In many classification and clustering tasks, it is useful to compute a geometric representative for a dataset or a cluster, such as a mean or median. When datasets are represented by subspaces, these representatives become points on the Grassmann or flag manifold, with distances induced by their geometry, often via principal angles. We introduce a subspace clustering algorithm that replaces subspace means with a trainable prototype defined as a Schubert Variety of Best Fit (SVBF) - a subspace that comes as close as possible to intersecting each cluster member in at least one fixed direction. Integrated in the Linde-Buzo-Grey (LBG) pipeline, this SVBF-LBG scheme yields improved cluster purity on synthetic, image, spectral, and video action data, while retaining the mathematical structure required for downstream analysis.

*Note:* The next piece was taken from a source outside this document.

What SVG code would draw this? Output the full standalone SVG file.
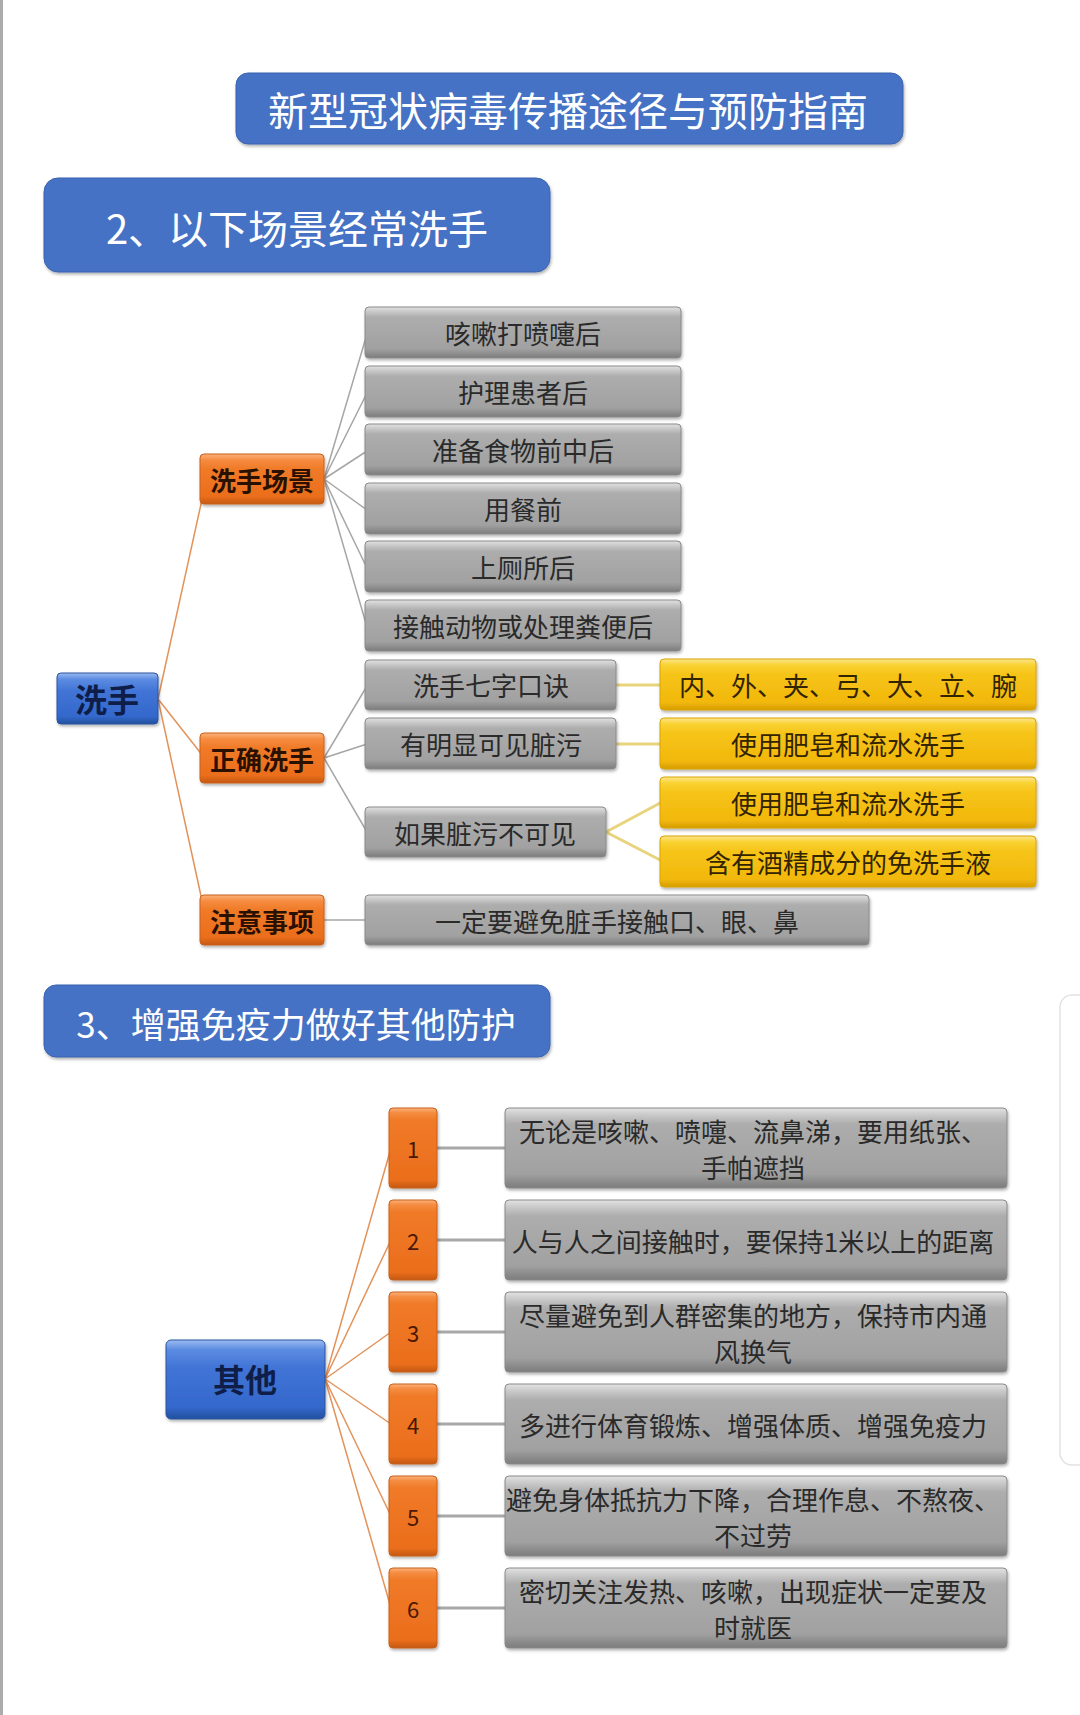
<svg xmlns="http://www.w3.org/2000/svg" width="1080" height="1715" viewBox="0 0 1080 1715">
<defs>
<linearGradient id="gGray" x1="0" y1="0" x2="0" y2="1">
<stop offset="0" stop-color="#e2e2e2"/><stop offset="0.1" stop-color="#c6c6c6"/><stop offset="0.2" stop-color="#adadad"/><stop offset="0.82" stop-color="#a1a1a1"/><stop offset="1" stop-color="#7c7c7c"/>
</linearGradient>
<linearGradient id="gOrange" x1="0" y1="0" x2="0" y2="1">
<stop offset="0" stop-color="#fbb27c"/><stop offset="0.12" stop-color="#f58c40"/><stop offset="0.3" stop-color="#f07a28"/><stop offset="0.85" stop-color="#eb6e1c"/><stop offset="1" stop-color="#c45810"/>
</linearGradient>
<linearGradient id="gOrangeV" x1="0" y1="0" x2="0" y2="1">
<stop offset="0" stop-color="#fbb27c"/><stop offset="0.06" stop-color="#f58c40"/><stop offset="0.15" stop-color="#f07a28"/><stop offset="0.9" stop-color="#eb6e1c"/><stop offset="1" stop-color="#c45810"/>
</linearGradient>
<linearGradient id="gYellow" x1="0" y1="0" x2="0" y2="1">
<stop offset="0" stop-color="#fde68c"/><stop offset="0.12" stop-color="#f9d232"/><stop offset="0.3" stop-color="#f6c418"/><stop offset="0.85" stop-color="#f2b80c"/><stop offset="1" stop-color="#d59c00"/>
</linearGradient>
<linearGradient id="gBlue" x1="0" y1="0" x2="0" y2="1">
<stop offset="0" stop-color="#9cbcf2"/><stop offset="0.12" stop-color="#5c8ce2"/><stop offset="0.35" stop-color="#4174d6"/><stop offset="0.85" stop-color="#3468cc"/><stop offset="1" stop-color="#22509e"/>
</linearGradient>
<filter id="sh" x="-10%" y="-10%" width="120%" height="130%">
<feDropShadow dx="1" dy="2" stdDeviation="1.5" flood-color="#000" flood-opacity="0.3"/>
</filter>
</defs>
<style>
text{font-family:"Noto Sans CJK SC","Noto Sans",sans-serif;text-anchor:middle;dominant-baseline:central}
.title{fill:#4472c4;stroke:#3b64ae;stroke-width:1}
.tt{fill:#fff;font-size:40px}
.gray{fill:url(#gGray);stroke:#8a8a8a;stroke-width:1}
.org{fill:url(#gOrange);stroke:#c8601a;stroke-width:1}
.orgv{fill:url(#gOrangeV);stroke:#c8601a;stroke-width:1}
.yel{fill:url(#gYellow);stroke:#d8a400;stroke-width:1}
.blue{fill:url(#gBlue);stroke:#2a559e;stroke-width:1}
.tg{fill:#2a2a2a;font-size:26px}
.to{fill:#2a1000;font-size:26px;font-weight:bold}
.ty{fill:#332400;font-size:26px}
.tb{fill:#0e1e48;font-size:32px;font-weight:bold}
.tn{fill:#4a1800;font-size:22px}
.lo{stroke:#e3925a;stroke-width:1.5;fill:none}
.lg{stroke:#a6a6a6;stroke-width:1.5;fill:none}
.ly{stroke:#e8d47c;stroke-width:3;fill:none}
.lg2{stroke:#a8a8a8;stroke-width:3;fill:none}
</style>
<rect x="0" y="0" width="1080" height="1715" fill="#ffffff"/>
<rect x="0" y="0" width="3" height="1715" fill="#ababab"/>
<rect x="1060" y="995" width="40" height="470" rx="12" fill="none" stroke="#e2e2e2" stroke-width="1.5"/>

<g id="title">
<rect class="title" x="236" y="73" width="667" height="71" rx="12" filter="url(#sh)"/>
<text class="tt" x="568" y="109">新型冠状病毒传播途径与预防指南</text>
</g>
<g id="header2">
<rect class="title" x="44" y="178" width="506" height="94" rx="14" filter="url(#sh)"/>
<text class="tt" x="297" y="227">2、以下场景经常洗手</text>
</g>
<g id="header3">
<rect class="title" x="44" y="985" width="506" height="72" rx="12" filter="url(#sh)"/>
<text class="tt" x="296" y="1022" style="font-size:35px">3、增强免疫力做好其他防护</text>
</g>

<g id="connectors">
<line class="lo" x1="158" y1="699" x2="203" y2="495"/>
<line class="lo" x1="158" y1="699" x2="203" y2="756"/>
<line class="lo" x1="158" y1="699" x2="203" y2="905"/>
<line class="lg" x1="324" y1="479" x2="367" y2="334"/>
<line class="lg" x1="324" y1="479" x2="367" y2="393"/>
<line class="lg" x1="324" y1="479" x2="367" y2="451"/>
<line class="lg" x1="324" y1="479" x2="367" y2="510"/>
<line class="lg" x1="324" y1="479" x2="367" y2="568"/>
<line class="lg" x1="324" y1="479" x2="367" y2="627"/>
<line class="lg" x1="324" y1="758" x2="367" y2="686"/>
<line class="lg" x1="324" y1="758" x2="367" y2="744"/>
<line class="lg" x1="324" y1="758" x2="367" y2="832"/>
<line class="lg" x1="324" y1="920" x2="367" y2="920"/>
<line class="ly" x1="616" y1="685" x2="662" y2="685"/>
<line class="ly" x1="616" y1="744" x2="662" y2="744"/>
<line class="ly" x1="606" y1="832" x2="662" y2="802"/>
<line class="ly" x1="606" y1="832" x2="662" y2="861"/>
<line class="lo" x1="325" y1="1379" x2="391" y2="1148"/>
<line class="lo" x1="325" y1="1379" x2="391" y2="1240"/>
<line class="lo" x1="325" y1="1379" x2="391" y2="1332"/>
<line class="lo" x1="325" y1="1379" x2="391" y2="1424"/>
<line class="lo" x1="325" y1="1379" x2="391" y2="1516"/>
<line class="lo" x1="325" y1="1379" x2="391" y2="1608"/>
<line class="lg2" x1="437" y1="1148" x2="506" y2="1148"/>
<line class="lg2" x1="437" y1="1240" x2="506" y2="1240"/>
<line class="lg2" x1="437" y1="1332" x2="506" y2="1332"/>
<line class="lg2" x1="437" y1="1424" x2="506" y2="1424"/>
<line class="lg2" x1="437" y1="1516" x2="506" y2="1516"/>
<line class="lg2" x1="437" y1="1608" x2="506" y2="1608"/>
</g>

<g id="n-xishou"><rect class="blue" x="57" y="673" width="101" height="51" rx="4" filter="url(#sh)"/><text class="tb" x="107" y="698">洗手</text></g>
<g id="n-changjing"><rect class="org" x="200" y="454" width="124" height="50" rx="4" filter="url(#sh)"/><text class="to" x="262" y="479">洗手场景</text></g>
<g id="n-zhengque"><rect class="org" x="200" y="733" width="124" height="50" rx="4" filter="url(#sh)"/><text class="to" x="262" y="758">正确洗手</text></g>
<g id="n-zhuyi"><rect class="org" x="200" y="895" width="124" height="50" rx="4" filter="url(#sh)"/><text class="to" x="262" y="920">注意事项</text></g>

<g id="s1"><rect class="gray" x="365" y="307" width="316" height="51" rx="4" filter="url(#sh)"/><text class="tg" x="523" y="332">咳嗽打喷嚏后</text></g>
<g id="s2"><rect class="gray" x="365" y="366" width="316" height="51" rx="4" filter="url(#sh)"/><text class="tg" x="523" y="391">护理患者后</text></g>
<g id="s3"><rect class="gray" x="365" y="424" width="316" height="51" rx="4" filter="url(#sh)"/><text class="tg" x="523" y="449">准备食物前中后</text></g>
<g id="s4"><rect class="gray" x="365" y="483" width="316" height="51" rx="4" filter="url(#sh)"/><text class="tg" x="523" y="508">用餐前</text></g>
<g id="s5"><rect class="gray" x="365" y="541" width="316" height="51" rx="4" filter="url(#sh)"/><text class="tg" x="523" y="566">上厕所后</text></g>
<g id="s6"><rect class="gray" x="365" y="600" width="316" height="51" rx="4" filter="url(#sh)"/><text class="tg" x="523" y="625">接触动物或处理粪便后</text></g>

<g id="c1"><rect class="gray" x="365" y="660" width="251" height="50" rx="4" filter="url(#sh)"/><text class="tg" x="491" y="684">洗手七字口诀</text></g>
<g id="c2"><rect class="gray" x="365" y="718" width="251" height="51" rx="4" filter="url(#sh)"/><text class="tg" x="491" y="743">有明显可见脏污</text></g>
<g id="c3"><rect class="gray" x="365" y="807" width="241" height="50" rx="4" filter="url(#sh)"/><text class="tg" x="485" y="832">如果脏污不可见</text></g>
<g id="c4"><rect class="gray" x="365" y="895" width="504" height="50" rx="4" filter="url(#sh)"/><text class="tg" x="617" y="920">一定要避免脏手接触口、眼、鼻</text></g>

<g id="y1"><rect class="yel" x="660" y="659" width="376" height="51" rx="4" filter="url(#sh)"/><text class="ty" x="848" y="684">内、外、夹、弓、大、立、腕</text></g>
<g id="y2"><rect class="yel" x="660" y="718" width="376" height="51" rx="4" filter="url(#sh)"/><text class="ty" x="848" y="743">使用肥皂和流水洗手</text></g>
<g id="y3"><rect class="yel" x="660" y="777" width="376" height="51" rx="4" filter="url(#sh)"/><text class="ty" x="848" y="802">使用肥皂和流水洗手</text></g>
<g id="y4"><rect class="yel" x="660" y="836" width="376" height="51" rx="4" filter="url(#sh)"/><text class="ty" x="848" y="861">含有酒精成分的免洗手液</text></g>

<g id="n-qita"><rect class="blue" x="166" y="1340" width="159" height="79" rx="5" filter="url(#sh)"/><text class="tb" x="245" y="1378">其他</text></g>

<g id="o1"><rect class="orgv" x="389" y="1108" width="48" height="80" rx="4" filter="url(#sh)"/><text class="tn" x="413" y="1148">1</text></g>
<g id="o2"><rect class="orgv" x="389" y="1200" width="48" height="80" rx="4" filter="url(#sh)"/><text class="tn" x="413" y="1240">2</text></g>
<g id="o3"><rect class="orgv" x="389" y="1292" width="48" height="80" rx="4" filter="url(#sh)"/><text class="tn" x="413" y="1332">3</text></g>
<g id="o4"><rect class="orgv" x="389" y="1384" width="48" height="80" rx="4" filter="url(#sh)"/><text class="tn" x="413" y="1424">4</text></g>
<g id="o5"><rect class="orgv" x="389" y="1476" width="48" height="80" rx="4" filter="url(#sh)"/><text class="tn" x="413" y="1516">5</text></g>
<g id="o6"><rect class="orgv" x="389" y="1568" width="48" height="80" rx="4" filter="url(#sh)"/><text class="tn" x="413" y="1608">6</text></g>

<g id="g1"><rect class="gray" x="505" y="1108" width="502" height="80" rx="4" filter="url(#sh)"/><text class="tg" x="753" y="1130">无论是咳嗽、喷嚏、流鼻涕，要用纸张、</text><text class="tg" x="753" y="1166">手帕遮挡</text></g>
<g id="g2"><rect class="gray" x="505" y="1200" width="502" height="80" rx="4" filter="url(#sh)"/><text class="tg" x="753" y="1240">人与人之间接触时，要保持1米以上的距离</text></g>
<g id="g3"><rect class="gray" x="505" y="1292" width="502" height="80" rx="4" filter="url(#sh)"/><text class="tg" x="753" y="1314">尽量避免到人群密集的地方，保持市内通</text><text class="tg" x="753" y="1350">风换气</text></g>
<g id="g4"><rect class="gray" x="505" y="1384" width="502" height="80" rx="4" filter="url(#sh)"/><text class="tg" x="753" y="1424">多进行体育锻炼、增强体质、增强免疫力</text></g>
<g id="g5"><rect class="gray" x="505" y="1476" width="502" height="80" rx="4" filter="url(#sh)"/><text class="tg" x="753" y="1498">避免身体抵抗力下降，合理作息、不熬夜、</text><text class="tg" x="753" y="1534">不过劳</text></g>
<g id="g6"><rect class="gray" x="505" y="1568" width="502" height="80" rx="4" filter="url(#sh)"/><text class="tg" x="753" y="1590">密切关注发热、咳嗽，出现症状一定要及</text><text class="tg" x="753" y="1626">时就医</text></g>
</svg>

翻译：在许多分类与聚类任务中，为数据集或簇计算几何代表元（如均值或中位数）具有重要价值。当数据集由子空间表示时，这些代表元成为格拉斯曼流形或旗流形上的点，其距离由流形几何（通常通过主角）所诱导。本文提出一种子空间聚类算法，该算法将子空间均值替换为可训练的原型，该原型被定义为最优拟合舒伯特簇——一个在至少一个固定方向上尽可能接近与每个簇成员相交的子空间。通过将其集成至Linde-Buzo-Grey（LBG）流程中，所提出的SVBF-LBG方案在合成数据、图像数据、光谱数据及视频动作数据上实现了更高的聚类纯度，同时保持了后续分析所需的数学结构。